Most common vasculitis involving older people.

Also known as giant cell arteritis.

A large vessel vasculopathy preferentially involving the aorta and the extracranial branches of the carotid (Salvarani C et al).

A chronic autoimmune inflammatory disorder affecting the major branches of the carotid artery.

Involves an antigen- immune response in blood vessel walls.

Ischemia results from downstream occlusion of vessels due to hyperplasia of cell wall components.

Effects the major branches of the carotid artery.

Thinning of media of the aorta is the only vessel of concern, and may lead to aneurysm.

In smaller blood vessels media is clinically insignificant.

Occlusion of the lumen of some vessels is his source of damage to downstream structures such as the optic nerve.

T-cell and T cell receptors are in adjacent and nonadjacent lesions.

T-cells and macrophages produce cytokines and growth factors with a cascade of inflammation ensuing leading to break down in the internal elastic lamina.

Breakdown in the presence of platelets-drived growth factors from multigiant cells proliferate the intimal layers leading to the occlusion of the lumen and downstream ischemia.

Typically affects patients over 50 years of age.

Peak incidence between 60 and 75.

Does not occur before age 50.

Incidence increases with advancing age.

Females twice the risk.

Disease almost always in Caucaians.

Clinical presentation is nonspecific with anorexia, weight loss, fatigue, and fever.

Neurologic manifestations include ischemic stroke.

Pulmonary and coronary artery may be affected and myocardial infarct is a possibility.

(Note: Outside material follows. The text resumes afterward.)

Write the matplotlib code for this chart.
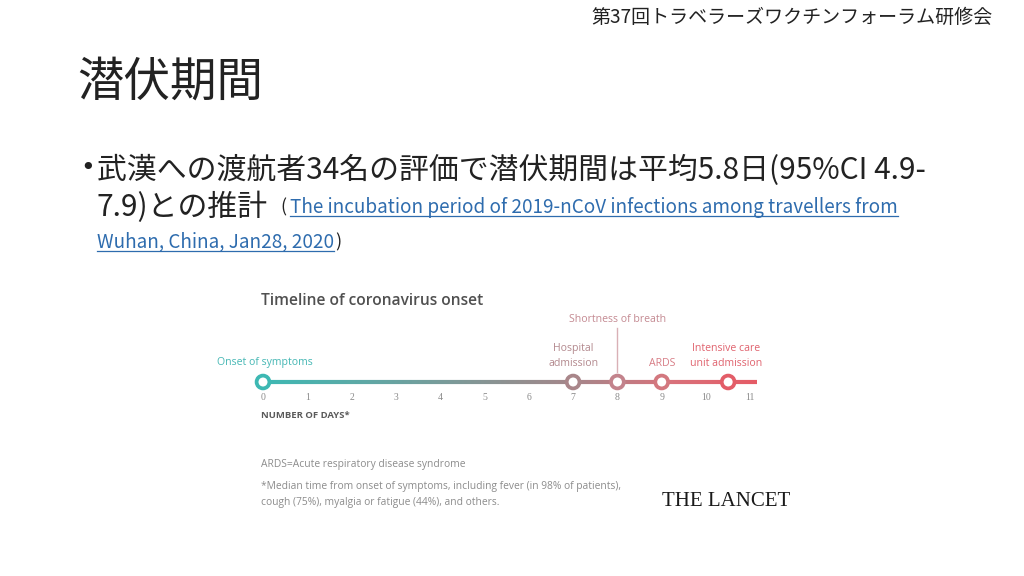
import numpy as np
import matplotlib
matplotlib.use("Agg")
import matplotlib.pyplot as plt
from matplotlib.collections import LineCollection
from matplotlib.colors import LinearSegmentedColormap

plt.rcParams['font.family'] = ['Noto Sans CJK JP', 'DejaVu Sans']

# スライドの文字
header = "第37回トラベラーズワクチンフォーラム研修会"
title = "潜伏期間"
bullet_1 = "武漢への渡航者34名の評価で潜伏期間は平均5.8日(95%CI 4.9-"
bullet_2 = "7.9)との推計"
link_1 = "The incubation period of 2019-nCoV infections among travellers from"
link_2 = "Wuhan, China, Jan28, 2020"

# タイムラインのデータ（日数）
day_ticks = list(range(0, 12))
event_days = [0, 7, 8, 9, 10.5]
event_labels = ["Onset of symptoms", "Hospital\nadmission", "Shortness of breath",
                "ARDS", "Intensive care\nunit admission"]
event_colors = ["#3db8b3", "#a9868a", "#c3838c", "#d3787f", "#e35d68"]
label_colors = ["#45b7b4", "#b3898e", "#c48a92", "#d77c85", "#e0636e"]
line_end = 11.15

chart_title = "Timeline of coronavirus onset"
axis_note = "NUMBER OF DAYS*"
foot_1 = "ARDS=Acute respiratory disease syndrome"
foot_2 = "*Median time from onset of symptoms, including fever (in 98% of patients),"
foot_3 = "cough (75%), myalgia or fatigue (44%), and others."

W, H = 1024, 576
fig = plt.figure(figsize=(W / 100, H / 100), dpi=100)
fig.patch.set_facecolor("white")


def px(x, y):
    return x / W, 1 - y / H


fig.text(*px(993, 17), header, fontsize=13.7, ha="right", va="center", color="#222222")
fig.text(*px(77, 82), title, fontsize=33.5, ha="left", va="center", color="#222222")
fig.text(*px(80, 168), "•", fontsize=18, ha="left", va="center", color="#222222",
         family=['DejaVu Sans'])
fig.text(*px(97, 170), bullet_1, fontsize=21.5, ha="left", va="center", color="#222222")
fig.text(*px(97, 207), bullet_2, fontsize=21.5, ha="left", va="center", color="#222222")

link_col = "#2e6cae"
fig.text(*px(280, 207), "(", fontsize=13, ha="left", va="center", color="#222222")
t1 = fig.text(*px(290, 207), link_1, fontsize=13.6, ha="left", va="center", color=link_col)
t2 = fig.text(*px(97, 242), link_2, fontsize=13.6, ha="left", va="center", color=link_col)
t3 = fig.text(*px(333, 242), ")", fontsize=13, ha="left", va="center", color="#222222")

# 下線
fig.canvas.draw()
r = fig.canvas.get_renderer()
for t in (t1, t2):
    bb = t.get_window_extent(r)
    y0 = bb.y0 + 2
    fig.add_artist(plt.Line2D([bb.x0 / W, bb.x1 / W], [y0 / H, y0 / H],
                              transform=fig.transFigure, color=link_col, lw=0.9))
bb2 = t2.get_window_extent(r)
t3.set_position((bb2.x1 / W + 0.001, 1 - 242 / H))

# タイムライン部分
px_per_day = 44.3
x_zero = 263
ax_l, ax_r, ax_t, ax_b = 200, 800, 280, 520
ax = fig.add_axes([ax_l / W, 1 - ax_b / H, (ax_r - ax_l) / W, (ax_b - ax_t) / H])
ax.set_xlim((ax_l - x_zero) / px_per_day, (ax_r - x_zero) / px_per_day)
ax.set_ylim(ax_b, ax_t)
ax.axis("off")

x_left = (261 - x_zero) / px_per_day
ax.text(x_left, 301, chart_title, fontsize=11.2, fontweight="semibold", color="#505050",
        ha="left", va="center", family=['Open Sans', 'DejaVu Sans'])

cmap = LinearSegmentedColormap.from_list(
    "onset", [(0.0, "#3db8b3"), (0.5, "#8f9090"), (0.63, "#a5868a"),
              (0.82, "#d8727b"), (1.0, "#e55a65")])
xs = np.linspace(0, line_end, 200)
segs = [[(xs[i], 382), (xs[i + 1], 382)] for i in range(len(xs) - 1)]
lc = LineCollection(segs, colors=cmap(xs[:-1] / line_end), linewidths=3.0,
                    capstyle="butt")
ax.add_collection(lc)

ax.scatter(event_days, [382] * len(event_days), s=85, facecolor="white",
           edgecolor=event_colors, linewidths=2.7, zorder=5)

lab_font = ['Open Sans', 'DejaVu Sans']
lab_size = 7.6
ax.text(x_left - 1.0, 363, event_labels[0], fontsize=lab_size, color=label_colors[0],
        ha="left", va="center", family=lab_font)
ax.text(event_days[1], 356, event_labels[1], fontsize=lab_size, color=label_colors[1],
        ha="center", va="center", family=lab_font, linespacing=1.4)
ax.text(event_days[2], 320, event_labels[2], fontsize=lab_size, color=label_colors[2],
        ha="center", va="center", family=lab_font)
ax.plot([event_days[2], event_days[2]], [328, 372], color="#d9b0b6", lw=1)
ax.text(event_days[3], 363, event_labels[3], fontsize=lab_size, color=label_colors[3],
        ha="center", va="center", family=lab_font)
ax.text(event_days[4] - 0.05, 356, event_labels[4], fontsize=lab_size, color=label_colors[4],
        ha="center", va="center", family=lab_font, linespacing=1.4)

for d in day_ticks:
    ax.text(d, 398, str(d), fontsize=7, color="#8a8a8a", ha="center", va="center",
            family=['Liberation Serif', 'DejaVu Serif'])

ax.text(x_left, 415, axis_note, fontsize=6.8, fontweight="bold", color="#5a5a5a",
        ha="left", va="center", family=lab_font)

for y, s in zip([465, 487, 502], [foot_1, foot_2, foot_3]):
    ax.text(x_left, y, s, fontsize=7.4, color="#8c8c8c", ha="left", va="center",
            family=lab_font)

ax.text((662 - x_zero) / px_per_day, 501, "THE LANCET", fontsize=15, color="#1a1a1a",
        ha="left", va="center", family=['Liberation Serif', 'DejaVu Serif'])

fig.savefig("out.png", dpi=100, facecolor="white")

Headache most common symptom.

Temple pain is most common headache.

High fever persists in 10% of patients.

Jaw claudication, scalp tenderness, general malaise, weight loss and joint pain common symptoms.

Occasionally fever is accompanied by a rigors and sweats imitating sepsis.

Vision loss is less frequent presentation.

Elevated erythrocyte sedimentation rate is non-specific finding.

  1. Corticosteroids for up to seven years.

Adding aspirin to steroid therapy reduces the chance of recurrence.

There is approximately four week race period during which temporal artery biopsy results are unaltered due to steroid therapy.

Biopsy occurs under local anesthesia, at the frontal branch of the temporal artery as it is palpable.

Facial nerve damage may occur during the biopsy because the nerve has proximity to the front of branch of the temporal artery.